In today’s gospel passage, Luke’s Jesus tells us what God doesn’t want: a senseless accumulation of wealth. Following Qoheleth, he warns his followers that the wealth they acquire here isn’t going to follow them into eternity. If they’re smart, they’ll work at storing up real “treasure:” the things that matter to God, the things which are transferable from this life to the next.
The Pauline disciple who authored Colossians couldn’t agree more. “. . . Seek what is above,” he writes, where Christ is seated at the right hand of God. Think what is above, not of what is on earth.” He’s convinced that if we’ve died with Christ we’re already operating in the “above.” That means we must not only sidestep all the evils this earth offers, but also put on a “new self.” We must actually become other Christs.
Following the insights of his mentor, the writer is convinced the first step in this transformation is to recognize the risen Christ in everyone around us. Quite a task! Being human, we first have to overcome all the barriers this earth has built between one person and another. “There is not Greek and Jew,” he reminds us, “circumcision and uncircumcision, barbarian, Scythian, slave, free, but Christ is all and in all.”

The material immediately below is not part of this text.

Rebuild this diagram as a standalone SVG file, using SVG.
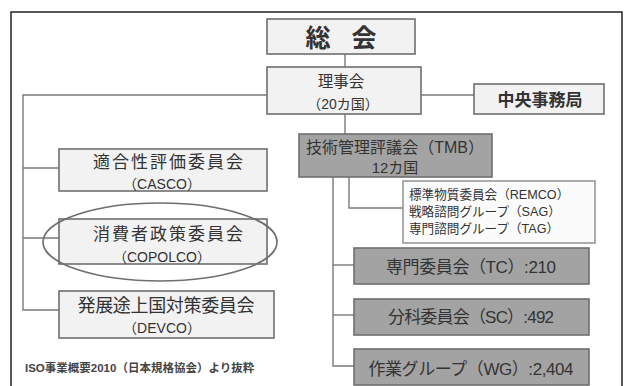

No wonder there are different theologies in the Christian Scriptures. There’s simply no one way to recognize that divine dimension in everyone. How do we prepare ourselves to experience that uniqueness? It isn’t just a matter of telling our minds to do so.
It takes time to pull that off. It doesn’t happen instantly. Different people are at different stages of that recognition. The American Georgetown University Jesuits, for instance, were still owning and selling slaves in 1838, based on the belief that legitimate slaves – individuals created by God as slaves – were “ontologically different” from non-slaves. It took another generation and then some for all Christians to realize that theology didn’t hold water.
Today some still struggle with recognizing the risen Jesus in gays, lesbians and transgendered persons. Add that to the perennial problem: recognizing him/her in women. We’ve obviously got a long way to go, and a lot of contradictions still to explore.